I often hear two other objections from writers about sharing a book-in-progress with readers. The first is that you’re effectively scooping yourself, giving away your best material for free. Better to keep all those ideas and insights to yourself, lest readers get tired of you before your book even comes out. This worry seems to me unwarranted. The more writers share of their work (presuming the work is good), the more of it we readers want to see.
The second objection is that all that blogging, Tweeting, Facebook posting and public speaking takes time, time that could be devoted to writing. I can’t argue with that one. Participating in the public conversation does take time—but it is, in my view, indisputably time well spent. My readers have helped me refine my ideas, rethink my assumptions, tighten up my prose and take more care with my characterizations. And isn’t having a voice in debates that matter the reason why writers write in the first place? It’s just that the book is no longer the only forum for writers’ voices anymore. The book’s singular status has changed; now we can interact with readers in so many more fluid and dynamic ways.

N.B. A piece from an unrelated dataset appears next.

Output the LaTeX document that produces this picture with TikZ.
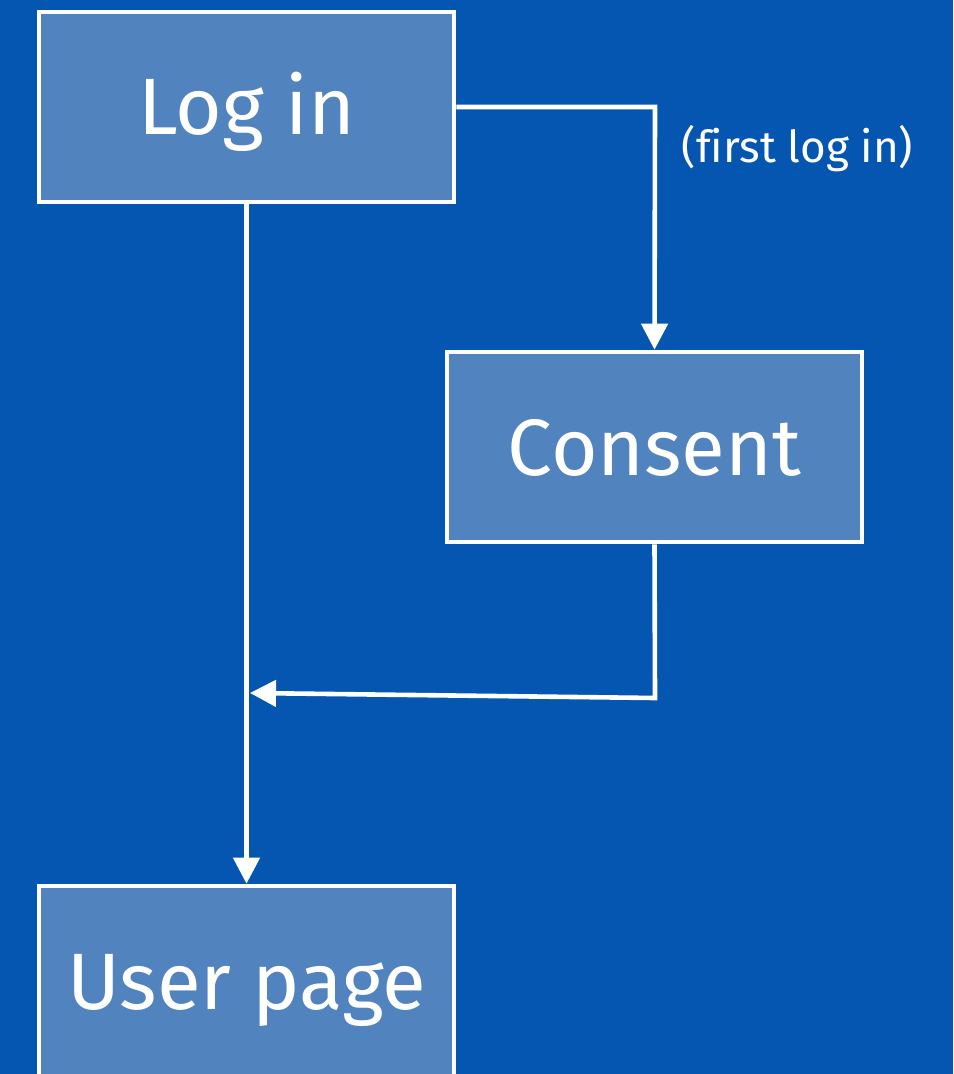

The expectations readers hold of writers have changed, too. Readers want to know what their favorite writers are reading and thinking about; they want to question, challenge, and correct writers; they want to offer writers their support and encouragement. It’s that last part that has surprised me the most, and made me grateful I took the plunge. Every day—every day—I get emails from readers telling me that what I’m writing about interests them, matters to them, has made them think or act in a different way.
These kinds of messages are a lifeline to a writer working on a long-term project—a regular reminder of why I’m working, what it’s all for. I remember one day in particular, one of those awful days in the life of a writer when nothing is coming together and the whole project seems hopeless. My email program dinged, and eager for a distraction from my despair, I opened the new message. Some clairvoyant reader had written me a note that was just a few words long: “Keep going. You’re on to something.”
I did keep going, and the project did come together, and I give that reader—all my readers—a lot of the credit. Much editing, fact-checking, and proofreading still lie ahead. But in this post, the first step on a long trip, I want to send a brief message of my own to the readers who have made writing a book so much more interesting, stimulating, and fun this time around: thank you, thank you, thank you.